U.S.-flag containership operator Horizon Lines, Inc. (OTCQB: HRZL) has reported financial results for the fiscal first quarter ended March 25, 2012 and revealed that it will be drydocking three of its vessels in Asia. The decision has been taken against a backdrop of a continuing operating loss. Still, it is likely to be viewed with concern by U.S. shipbuilders who will undoubtedly closely monitor how much U.S. duty the Jones Act operator pays on the work involved.
The GAAP operating loss from continuing operations for the first quarter totaled $6.1 million, compared with an operating loss of $9.4 million a year ago. The 2012 first-quarter GAAP operating loss includes a $1.1 million charge for severance expenses, $0.8 million in antitrust-related legal expenses, and $0.7 million in refinancing costs. The 2011 first-quarter GAAP operating loss includes a $2.8 million charge related to severance expenses and $2.2 million in antitrust-related legal expenses. Adjusting for these items, the first-quarter 2012 adjusted operating loss from continuing operations totaled $3.5 million, compared with an adjusted operating loss of $4.4 million a year ago. First-quarter 2012 operating results benefited from improved partial recovery of increased fuel costs, higher earnings from transportation services contracts, and slightly better volumes. The positive factors were partially offset by costs associated with vessel-related service disruptions, variable expense increases that exceeded the container rate improvements, and higher overhead costs.

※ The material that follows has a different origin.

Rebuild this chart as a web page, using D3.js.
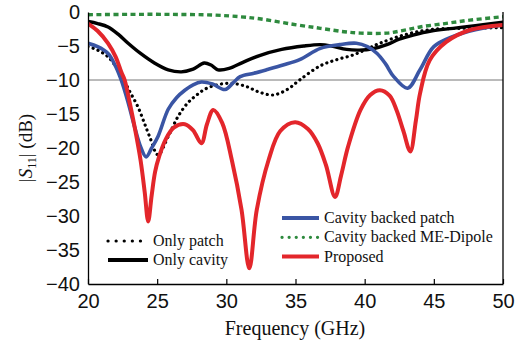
<!DOCTYPE html>
<html>
<head>
<meta charset="utf-8">
<script src="https://cdn.jsdelivr.net/npm/d3@7"></script>
<style>
  body { margin: 0; background: #fff; }
  svg { font-family: "Liberation Serif", "Times New Roman", serif; }
</style>
</head>
<body>
<div id="chart"></div>
<script>
// values: [frequency GHz, |S11| dB]
const onlyPatch = [[20,-5.1],[20.7,-5.6],[21.45,-6.6],[22.1,-8.3],[22.65,-10.25],[23.1,-12],[23.6,-13.9],[24.05,-16.2],[24.45,-18.3],[25.06,-21],[25.8,-18.3],[26.5,-15.4],[27.2,-13.4],[27.8,-12.3],[28.5,-11.3],[29.6,-10.6],[30.5,-10.5],[31.5,-11.0],[32.4,-11.8],[33.4,-12.2],[34.4,-11.4],[35.3,-10],[36.8,-7.9],[38,-7.0],[39.2,-6.3],[40.2,-5.4],[41.1,-4.6],[42.8,-3.4],[44.7,-2.6],[47,-2.4],[50,-2.3]];
const onlyCavity = [[20,-1.4],[20.7,-1.7],[21.45,-2.2],[22.2,-3.3],[22.9,-4.6],[23.8,-6.1],[24.8,-7.5],[25.8,-8.5],[26.75,-8.8],[27.6,-8.4],[28.4,-7.5],[28.9,-7.8],[29.4,-8.5],[30.2,-8.3],[31.2,-7.4],[32.4,-6.4],[34,-5.5],[35.6,-5.0],[36.8,-4.8],[37.6,-5.0],[38.7,-5.5],[39.6,-5.6],[40.6,-5.4],[41.6,-4.8],[42.5,-4.0],[43.5,-3.4],[44.8,-2.8],[46.4,-2.4],[48,-2.0],[50,-1.5]];
const cavityPatch = [[20,-4.6],[20.7,-5.1],[21.45,-6.1],[22,-8],[22.4,-10],[22.9,-13.3],[23.37,-16.9],[23.8,-19.8],[24.2,-21.3],[24.6,-20],[25.06,-18.3],[25.8,-14.3],[26.4,-12.6],[27.0,-11.5],[27.6,-10.7],[28.2,-10.3],[29.0,-10.6],[29.9,-11.4],[30.5,-10.4],[31.0,-9.5],[32.0,-9.0],[32.9,-8.5],[34.1,-7.8],[35.3,-7.0],[36.8,-5.35],[38.2,-4.8],[39.4,-4.6],[40.2,-5.1],[40.9,-6.1],[41.5,-7.6],[42.1,-9.5],[43.1,-11.2],[44.0,-8.5],[45.0,-5.1],[46.4,-3.6],[48,-2.6],[50,-1.9]];
const meDipole = [[20,-0.4],[23,-0.35],[26,-0.35],[29.1,-0.45],[31,-0.7],[32.4,-1.0],[34.8,-1.8],[36.8,-2.4],[38.5,-2.9],[39.7,-3.1],[41.6,-3.1],[42.8,-2.7],[44,-2.2],[45.8,-1.7],[47.6,-1.2],[50,-0.7]];
const proposed = [[20,-1.7],[20.7,-2.8],[21.45,-4.6],[22,-6.6],[22.4,-8.8],[22.65,-10],[23.0,-13.2],[23.37,-16.9],[23.8,-21.8],[24.1,-26.5],[24.35,-30.8],[24.6,-27],[24.85,-23.5],[25.15,-21.2],[25.6,-18.8],[26.2,-17],[27.0,-16.5],[27.6,-17.4],[28.2,-19.3],[28.6,-16.5],[29.06,-14.4],[29.7,-16.3],[30.4,-21.8],[31.1,-29.1],[31.66,-37.7],[32.2,-29.1],[33.05,-21.8],[33.9,-17.5],[34.97,-16.2],[35.9,-17.2],[36.6,-19.3],[37.2,-22.5],[37.86,-27.2],[38.3,-24],[38.8,-19.8],[39.7,-14.4],[40.4,-12.2],[41.1,-11.5],[41.8,-12.3],[42.3,-14.4],[42.8,-17.5],[43.3,-20.5],[43.7,-16],[44.0,-12],[44.7,-7.1],[45.9,-4.4],[47.6,-2.65],[50,-1.9]];

const xTicks = [20, 25, 30, 35, 40, 45, 50];
const yTicks = [0, -5, -10, -15, -20, -25, -30, -35, -40];

const series = [
  { name: 'Only patch', data: onlyPatch, color: '#000', width: 3.2, dash: '0.1 5.2', cap: 'round', key: '0.1 8' },
  { name: 'Only cavity', data: onlyCavity, color: '#000', width: 3.4, dash: null, cap: 'round' },
  { name: 'Cavity backed patch', data: cavityPatch, color: '#3a55a4', width: 3.6, dash: null, cap: 'round' },
  { name: 'Cavity backed ME-Dipole', data: meDipole, color: '#2e8a3e', width: 3.4, dash: '5 3.5', cap: 'butt', key: '0.1 7' },
  { name: 'Proposed', data: proposed, color: '#e3262b', width: 4, dash: null, cap: 'round' },
];

const W = 524, H = 344;
const margin = { top: 12, right: 21, bottom: 60, left: 88 };
const width = W - margin.left - margin.right;
const height = H - margin.top - margin.bottom;

const svg = d3.select('#chart').append('svg')
    .attr('width', W)
    .attr('height', H);

const g = svg.append('g')
    .attr('transform', `translate(${margin.left},${margin.top})`);

const x = d3.scaleLinear().domain([20, 50]).range([0, width]);
const y = d3.scaleLinear().domain([-40, 0]).range([height, 0]);

// -10 dB reference line
g.append('line')
    .attr('x1', 0).attr('x2', width)
    .attr('y1', y(-10)).attr('y2', y(-10))
    .attr('stroke', '#777').attr('stroke-width', 1);

const line = d3.line()
    .x(d => x(d[0]))
    .y(d => y(d[1]))
    .curve(d3.curveCatmullRom.alpha(0.5));

g.append('clipPath').attr('id', 'clip')
  .append('rect').attr('x', 0).attr('y', -3).attr('width', width).attr('height', height + 3);

series.forEach(s => {
  g.append('path')
      .datum(s.data)
      .attr('clip-path', 'url(#clip)')
      .attr('fill', 'none')
      .attr('stroke', s.color)
      .attr('stroke-width', s.width)
      .attr('stroke-linecap', s.cap)
      .attr('stroke-dasharray', s.dash)
      .attr('d', line);
});

// axes
const fmt = d => d < 0 ? '\u2212' + Math.abs(d) : String(d);

const xAxis = g.append('g')
    .attr('transform', `translate(0,${height})`)
    .call(d3.axisBottom(x).tickValues(xTicks).tickSizeInner(-5).tickSizeOuter(0).tickPadding(10).tickFormat(fmt));
xAxis.select('.domain').attr('stroke', '#000').attr('stroke-width', 1.3);
xAxis.selectAll('.tick line').attr('stroke', '#000').attr('stroke-width', 1.2);
xAxis.selectAll('.tick text').attr('font-size', 20).attr('fill', '#111');

const yAxis = g.append('g')
    .call(d3.axisLeft(y).tickValues(yTicks).tickSize(0).tickPadding(8).tickFormat(fmt));
yAxis.select('.domain').attr('stroke', '#000').attr('stroke-width', 1.3);
yAxis.selectAll('.tick text').attr('font-size', 20).attr('fill', '#111');

// right border
g.append('line')
    .attr('x1', width).attr('x2', width)
    .attr('y1', 0).attr('y2', height)
    .attr('stroke', '#000').attr('stroke-width', 1.3);

// axis titles
svg.append('text')
    .attr('x', 295)
    .attr('y', 335)
    .attr('text-anchor', 'middle')
    .attr('font-size', 20)
    .attr('fill', '#111')
    .text('Frequency (GHz)');

const yl = svg.append('text')
    .attr('transform', `translate(32,148) rotate(-90)`)
    .attr('text-anchor', 'middle')
    .attr('font-size', 19)
    .attr('fill', '#111');
yl.append('tspan').text('|');
yl.append('tspan').attr('font-style', 'italic').text('S');
yl.append('tspan').attr('font-size', 12).attr('dy', 4).text('11');
yl.append('tspan').attr('dy', -4).text('| (dB)');

// legends
const drawLegend = (items, x0, y0, step, len) => {
  items.forEach((s, i) => {
    const yy = y0 + i * step;
    svg.append('line')
        .attr('x1', x0).attr('x2', x0 + len)
        .attr('y1', yy).attr('y2', yy)
        .attr('stroke', s.color)
        .attr('stroke-width', s.key ? 3.2 : 4)
        .attr('stroke-linecap', s.key ? 'round' : 'butt')
        .attr('stroke-dasharray', s.key || null);
    svg.append('text')
        .attr('x', x0 + len + 5)
        .attr('y', yy + 5)
        .attr('font-size', 16)
        .attr('fill', '#111')
        .text(s.name);
  });
};

drawLegend([series[0], series[1]], 108, 241, 19, 40);
drawLegend([series[2], series[3], series[4]], 282, 218, 19.3, 37);
</script>
</body>
</html>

"Horizon Lines generated slightly improved revenue container volume and higher EBITDA and adjusted EBITDA in the first quarter relative to a year ago, despite challenges that included severe winter weather in Alaska, higher fuel prices and increased expenses," said Stephen H. Fraser, interim President and Chief Executive Officer. "Hawaii's performance improved significantly on solid customer support and an improving economy. Alaska's results were also better despite record cold and snowfall, which had a significant, adverse impact on customer demand and operations. Alaska was buoyed in part by domestic southbound volume that was driven by a strong seafood market. Earnings declined in Puerto Rico from the same period a year ago, due to continued slow business conditions and vessel service disruptions.
"In 2012, we are making significant investments in our Jones Act fleet with the drydocking of three of our Puerto Rico vessels in Asia," Mr. Fraser said. "Although drydocking our vessels in Asia will add considerable transit expense in 2012, it will also facilitate extensive maintenance and high-quality enhancements that are instrumental in helping maintain service integrity in the Puerto Rico market."